Don't count your credits

19:04, Feb 24 2013

The Waikato Regional Council deserved plaudits two years ago, when it was developing a regional carbon strategy aimed at improving the economic returns from marginal land and enhancing water and soil health. The idea was to support forestry plantings and natural bush reversion on marginal farm land.

In March last year, under this strategy, the council wrote to owners of marginal pastoral land, reminding them to consider forestry conversion to cash in on carbon credits under the emissions trading scheme. Those who registered their forests by the end of the month would qualify for New Zealand units (NZUs) under the first five-year sequestration period of the Kyoto Protocol. Council spokesman John Simmons enthused about the opportunities for wealth generation, "The Government has stated the emissions trading scheme is here to stay - it is a good time to plant and there are a number of options to be considered."

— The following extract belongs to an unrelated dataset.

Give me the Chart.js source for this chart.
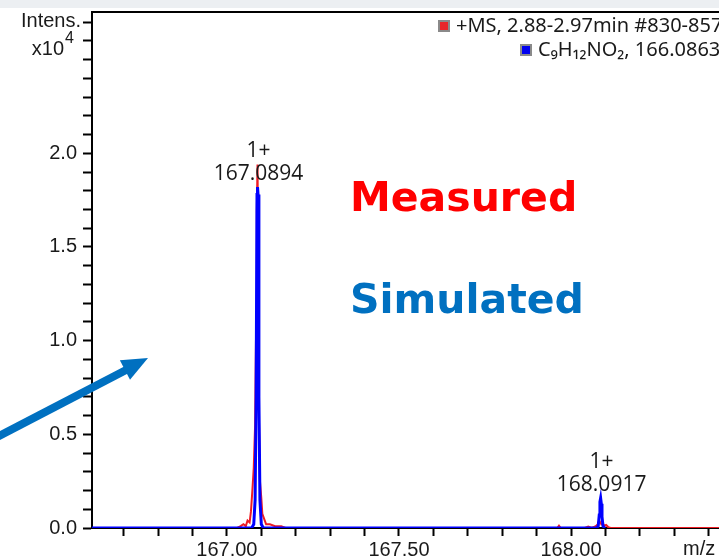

But some important aspects of the trading platform remain troublingly uncertain. First, the Government is considering several trading options through to 2020, when a comprehensive international agreement becomes operational, and it is still developing a programme for auctioning the NZUs. Second, the cost of international carbon credits collapsed late last month to just 14 cents a tonne, far below the $25/tonne forecast when the ETS was created.

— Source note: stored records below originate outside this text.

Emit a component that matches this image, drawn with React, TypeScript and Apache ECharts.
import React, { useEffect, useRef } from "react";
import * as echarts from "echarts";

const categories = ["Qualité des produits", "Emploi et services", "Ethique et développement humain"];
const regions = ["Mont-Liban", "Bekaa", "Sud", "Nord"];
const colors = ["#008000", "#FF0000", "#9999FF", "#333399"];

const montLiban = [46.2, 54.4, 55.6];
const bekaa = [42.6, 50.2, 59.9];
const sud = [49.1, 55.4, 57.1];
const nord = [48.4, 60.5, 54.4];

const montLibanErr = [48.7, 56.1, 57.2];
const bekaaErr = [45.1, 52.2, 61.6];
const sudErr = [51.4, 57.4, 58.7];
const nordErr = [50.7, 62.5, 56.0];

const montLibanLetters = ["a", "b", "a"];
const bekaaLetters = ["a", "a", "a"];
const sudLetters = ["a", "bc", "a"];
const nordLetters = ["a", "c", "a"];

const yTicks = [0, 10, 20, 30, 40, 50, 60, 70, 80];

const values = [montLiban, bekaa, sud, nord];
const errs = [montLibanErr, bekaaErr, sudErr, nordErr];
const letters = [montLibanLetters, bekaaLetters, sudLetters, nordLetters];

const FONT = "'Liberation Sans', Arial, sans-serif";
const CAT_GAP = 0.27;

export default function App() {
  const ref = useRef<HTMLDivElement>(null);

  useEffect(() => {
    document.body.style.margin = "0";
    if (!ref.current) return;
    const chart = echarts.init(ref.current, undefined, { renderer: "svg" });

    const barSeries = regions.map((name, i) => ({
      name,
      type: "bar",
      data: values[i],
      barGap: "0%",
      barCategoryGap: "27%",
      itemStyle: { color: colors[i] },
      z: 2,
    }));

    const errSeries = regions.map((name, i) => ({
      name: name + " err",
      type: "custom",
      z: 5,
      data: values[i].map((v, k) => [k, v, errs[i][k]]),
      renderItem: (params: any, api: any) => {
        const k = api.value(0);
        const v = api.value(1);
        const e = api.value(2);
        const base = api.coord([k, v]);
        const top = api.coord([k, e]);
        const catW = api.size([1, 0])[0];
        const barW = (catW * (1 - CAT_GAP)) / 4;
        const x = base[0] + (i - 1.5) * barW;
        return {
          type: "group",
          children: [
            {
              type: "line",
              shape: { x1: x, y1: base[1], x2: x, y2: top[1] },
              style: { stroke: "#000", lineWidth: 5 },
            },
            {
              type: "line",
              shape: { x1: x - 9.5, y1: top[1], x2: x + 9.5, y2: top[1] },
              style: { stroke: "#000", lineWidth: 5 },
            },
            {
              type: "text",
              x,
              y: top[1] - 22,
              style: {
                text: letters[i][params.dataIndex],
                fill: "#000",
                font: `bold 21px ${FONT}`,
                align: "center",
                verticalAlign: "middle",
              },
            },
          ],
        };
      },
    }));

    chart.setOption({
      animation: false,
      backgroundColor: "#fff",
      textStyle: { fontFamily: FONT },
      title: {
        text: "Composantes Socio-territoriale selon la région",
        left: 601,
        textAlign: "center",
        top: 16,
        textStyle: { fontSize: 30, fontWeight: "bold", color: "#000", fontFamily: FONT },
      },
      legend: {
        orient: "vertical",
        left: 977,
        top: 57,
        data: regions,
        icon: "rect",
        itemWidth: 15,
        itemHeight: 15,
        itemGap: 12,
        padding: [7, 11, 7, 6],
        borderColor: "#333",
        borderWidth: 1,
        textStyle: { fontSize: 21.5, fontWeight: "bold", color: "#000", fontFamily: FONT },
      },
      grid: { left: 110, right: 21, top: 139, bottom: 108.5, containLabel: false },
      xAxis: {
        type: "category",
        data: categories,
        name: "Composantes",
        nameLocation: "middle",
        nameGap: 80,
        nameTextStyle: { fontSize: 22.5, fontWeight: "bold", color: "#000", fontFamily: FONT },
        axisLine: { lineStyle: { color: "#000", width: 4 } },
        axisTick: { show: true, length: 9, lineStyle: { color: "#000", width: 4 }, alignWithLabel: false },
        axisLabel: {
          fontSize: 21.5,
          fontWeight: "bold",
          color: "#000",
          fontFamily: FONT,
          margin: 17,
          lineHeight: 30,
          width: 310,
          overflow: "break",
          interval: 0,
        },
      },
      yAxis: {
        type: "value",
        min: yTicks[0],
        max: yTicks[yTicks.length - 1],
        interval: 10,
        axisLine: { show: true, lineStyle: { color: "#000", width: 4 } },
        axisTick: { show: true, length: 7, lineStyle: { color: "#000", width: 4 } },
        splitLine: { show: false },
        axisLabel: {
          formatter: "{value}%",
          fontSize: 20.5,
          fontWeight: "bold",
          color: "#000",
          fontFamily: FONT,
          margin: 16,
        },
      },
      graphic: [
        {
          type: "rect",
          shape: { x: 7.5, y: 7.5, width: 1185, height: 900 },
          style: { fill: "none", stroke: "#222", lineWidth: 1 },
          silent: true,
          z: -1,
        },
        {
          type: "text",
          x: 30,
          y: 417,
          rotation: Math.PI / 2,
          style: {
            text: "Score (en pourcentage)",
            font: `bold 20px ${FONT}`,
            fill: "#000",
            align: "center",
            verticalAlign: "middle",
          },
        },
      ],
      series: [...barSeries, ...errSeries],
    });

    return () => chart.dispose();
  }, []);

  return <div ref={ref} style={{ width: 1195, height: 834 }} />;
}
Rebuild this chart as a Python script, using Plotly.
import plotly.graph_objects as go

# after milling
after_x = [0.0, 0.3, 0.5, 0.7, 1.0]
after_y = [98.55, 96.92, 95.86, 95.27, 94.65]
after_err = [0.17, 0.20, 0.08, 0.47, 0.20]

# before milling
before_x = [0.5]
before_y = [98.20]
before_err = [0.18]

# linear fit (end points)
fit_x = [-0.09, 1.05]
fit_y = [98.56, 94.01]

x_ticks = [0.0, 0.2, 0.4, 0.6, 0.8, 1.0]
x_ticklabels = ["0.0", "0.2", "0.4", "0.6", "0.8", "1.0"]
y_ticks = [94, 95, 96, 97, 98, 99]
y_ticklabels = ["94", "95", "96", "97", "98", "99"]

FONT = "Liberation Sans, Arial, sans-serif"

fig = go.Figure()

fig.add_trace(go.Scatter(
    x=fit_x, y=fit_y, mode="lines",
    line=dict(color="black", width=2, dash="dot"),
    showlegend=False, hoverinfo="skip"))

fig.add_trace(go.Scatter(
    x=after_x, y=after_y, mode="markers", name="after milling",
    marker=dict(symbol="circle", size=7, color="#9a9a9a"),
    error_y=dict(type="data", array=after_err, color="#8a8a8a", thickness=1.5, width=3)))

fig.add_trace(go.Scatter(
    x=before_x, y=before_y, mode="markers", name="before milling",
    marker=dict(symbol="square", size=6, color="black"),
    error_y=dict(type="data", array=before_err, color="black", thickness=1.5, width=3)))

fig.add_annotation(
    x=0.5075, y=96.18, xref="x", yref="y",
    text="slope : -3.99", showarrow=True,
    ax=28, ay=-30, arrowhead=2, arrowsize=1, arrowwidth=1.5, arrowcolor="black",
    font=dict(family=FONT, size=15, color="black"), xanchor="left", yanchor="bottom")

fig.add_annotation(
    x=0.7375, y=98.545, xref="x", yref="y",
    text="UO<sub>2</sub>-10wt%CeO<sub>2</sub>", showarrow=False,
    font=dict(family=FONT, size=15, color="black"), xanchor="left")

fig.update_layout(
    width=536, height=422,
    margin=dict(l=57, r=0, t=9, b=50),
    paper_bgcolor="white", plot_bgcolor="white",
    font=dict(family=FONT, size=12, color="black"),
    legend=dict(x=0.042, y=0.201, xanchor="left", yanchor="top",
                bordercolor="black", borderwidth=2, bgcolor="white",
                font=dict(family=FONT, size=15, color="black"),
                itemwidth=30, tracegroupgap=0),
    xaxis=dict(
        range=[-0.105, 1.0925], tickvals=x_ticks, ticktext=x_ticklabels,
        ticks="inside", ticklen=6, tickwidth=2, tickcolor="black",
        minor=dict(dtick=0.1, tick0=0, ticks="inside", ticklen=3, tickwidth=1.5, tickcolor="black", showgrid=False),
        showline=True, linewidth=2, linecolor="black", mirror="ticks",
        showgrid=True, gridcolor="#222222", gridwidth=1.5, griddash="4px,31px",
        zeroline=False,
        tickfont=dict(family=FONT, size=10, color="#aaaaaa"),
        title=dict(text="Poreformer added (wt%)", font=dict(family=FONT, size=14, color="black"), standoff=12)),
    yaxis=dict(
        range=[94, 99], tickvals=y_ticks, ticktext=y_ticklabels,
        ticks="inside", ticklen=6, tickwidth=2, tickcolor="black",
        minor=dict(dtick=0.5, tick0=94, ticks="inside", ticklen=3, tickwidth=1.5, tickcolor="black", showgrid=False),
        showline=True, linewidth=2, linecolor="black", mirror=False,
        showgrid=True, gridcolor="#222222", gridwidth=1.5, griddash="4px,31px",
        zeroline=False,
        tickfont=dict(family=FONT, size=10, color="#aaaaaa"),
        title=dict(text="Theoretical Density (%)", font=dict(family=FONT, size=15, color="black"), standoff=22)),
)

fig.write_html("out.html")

Now we learn from Carbon News that New Zealand is to be barred from trading internationally in almost all Kyoto credits generated under the second commitment period. That's the penalty we are paying for the Government's refusal to sign up for a second commitment period under the Kyoto Protocol. Instead, our climate-change efforts were aligned to the United Nations Convention Framework.

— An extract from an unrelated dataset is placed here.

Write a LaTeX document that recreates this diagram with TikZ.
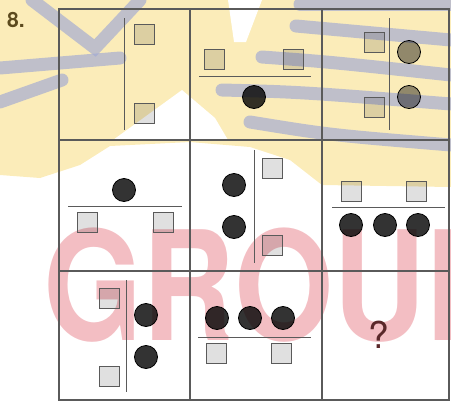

International credits generated under the first commitment period can be traded until 2015, but for now it is very much a buyer's market. In the domestic market, weighing up supply-and-demand factors to set a price is much more challenging because there is no cap on New Zealand's carbon emissions to limit supplies of units and the Government is prone to queer the pitch by giving away NZUs. Unit-holders shouldn't count on making a fortune from selling their carbon credits any time soon.